Asian Paints has raised its selling prices by roughly 12% as it responds to rising costs of inputs that the company links to recent developments in West Asia, the paint maker said on Monday. The company described the move as the most significant price increase seen in India’s paint industry.
As the country’s largest paint manufacturer by market share, Asian Paints said the outlook for the West Asian situation remains uncertain and that elevated input costs may require time before stabilizing. In its annual report, Chairman R. Seshasayee said: "The recent escalation in West Asia has created significant inflationary pressures in raw materials, particularly through crude oil-linked inputs."
The company’s statement follows a pattern among Indian paint firms that have adjusted prices this year to offset higher costs tied to crude-linked raw materials. Berger Paints India has raised prices in the range of 1% to 2%, Kansai Nerolac Paints reported increases of 2% to 3%, and JSW Dulux implemented a 10% hike.

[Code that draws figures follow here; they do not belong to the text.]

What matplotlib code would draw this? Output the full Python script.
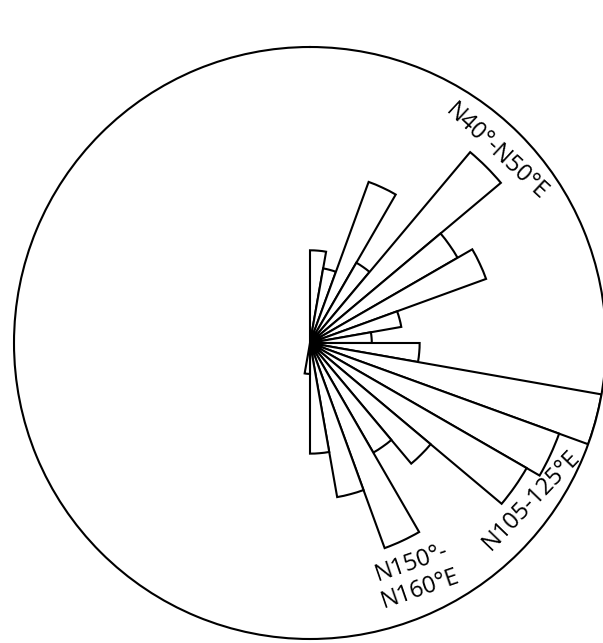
import numpy as np
import matplotlib
matplotlib.use("Agg")
import matplotlib.pyplot as plt

# Strike bins (degrees, clockwise from north) and bar lengths (px-ish units)
bin_starts = [0, 10, 20, 30, 40, 50, 60, 70, 80, 90, 100, 110, 120, 130, 140, 150, 160, 170, 180]
lengths = [93, 76, 172, 93, 250, 171, 188, 93, 62, 110, 297, 266, 251, 158, 127, 219, 157, 111, 31]
bin_width = 10
r_max = 297

labels = ["N40°-N50°E", "N105-125°E", "N150°-\nN160°E"]
label_az = [44.4, 125.4, 155.6]
label_r = [268, 273, 257]
label_rot = [-43, 46, 19]

fig = plt.figure(figsize=(6.03, 6.43), dpi=100)
ax = fig.add_axes([14 / 603, 4 / 643, 592 / 603, 592 / 643], projection="polar")
ax.set_theta_zero_location("N")
ax.set_theta_direction(-1)

theta = np.deg2rad(np.array(bin_starts) + bin_width / 2)
ax.bar(theta, lengths, width=np.deg2rad(bin_width), bottom=0,
       facecolor="white", edgecolor="black", linewidth=1.5, align="center")

ax.set_ylim(0, r_max)
ax.set_yticks([])
ax.set_xticks(np.deg2rad([0, 90, 180, 270]))
ax.set_xticklabels([])
ax.tick_params(axis="x", direction="out", length=7, width=1.2, color="black")
ax.grid(False)
ax.spines["polar"].set_linewidth(1.5)
ax.spines["polar"].set_color("black")

for t, az, r, rot in zip(labels, label_az, label_r, label_rot):
    ax.text(np.deg2rad(az), r, t, rotation=rot, rotation_mode="anchor",
            ha="center", va="center", fontsize=17, family=["Open Sans", "DejaVu Sans"],
            linespacing=1.2)

fig.savefig("out.png", dpi=100)
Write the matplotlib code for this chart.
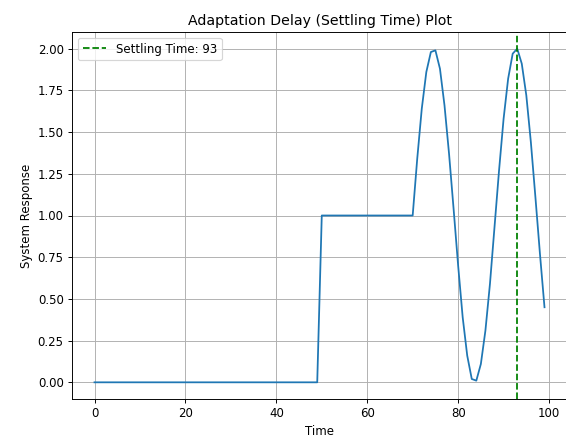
import matplotlib
matplotlib.use("Agg")
import matplotlib.pyplot as plt
import numpy as np

time = list(range(100))
# response: 0 before step, 1 plateau, then oscillation
zeros_part = [0.0] * 50
plateau_part = [1.0] * 20
oscillation_part = [1.00, 1.34, 1.64, 1.86, 1.98, 1.99, 1.88, 1.66, 1.37, 1.04,
                    0.70, 0.39, 0.16, 0.02, 0.01, 0.11, 0.31, 0.59, 0.93, 1.27,
                    1.58, 1.82, 1.97, 2.00, 1.91, 1.72, 1.44, 1.11, 0.77, 0.45]
response = zeros_part + plateau_part + oscillation_part
settling_time = 93

DPI = 85
fig, ax = plt.subplots(figsize=(566 / DPI, 440 / DPI), dpi=DPI)
ax.plot(time, response)
ax.axvline(settling_time, color='g', linestyle='--', label=f'Settling Time: {settling_time}')
ax.set_title('Adaptation Delay (Settling Time) Plot')
ax.set_xlabel('Time')
ax.set_ylabel('System Response')
ax.legend(loc='upper left')
ax.grid(True)
fig.subplots_adjust(left=72 / 566, right=567 / 566, bottom=1 - 399 / 440, top=1 - 32 / 440)
fig.savefig('out.png', dpi=DPI)
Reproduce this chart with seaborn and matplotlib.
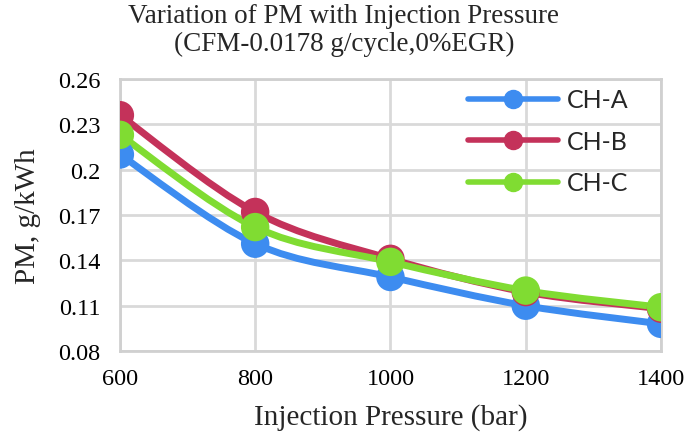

Asian Paints and its domestic peers are attributing their pricing moves to volatility in petrochemical supplies stemming from tensions in the Middle East. The firms say that disruptions and uncertainty around crude-linked feedstocks have added inflationary pressure on production inputs, with knock-on effects for manufacturing costs and margins.
Company commentary emphasized that the current cost environment is linked to crude oil-related inputs and broader supply volatility. Management cautioned that, given the ongoing uncertainty in West Asia, input-cost relief may not be immediate and that the changes are intended to help protect operating margins during a period of elevated commodity-driven inflation.
Market observers should note that multiple participants across the domestic paint sector have enacted price increases this year, reflecting a common response to raw material cost escalation. The scale of increases varies by firm, with Asian Paints’ approximately 12% move positioned as the largest reported so far in the industry.
Context and implications
The company framed the price rise as necessary to address inflationary pressures originating from crude-linked inputs and supply volatility. While the near-term effect is to lift selling prices, the firm also highlighted uncertainty in the West Asian region as a factor that could prolong input cost instability.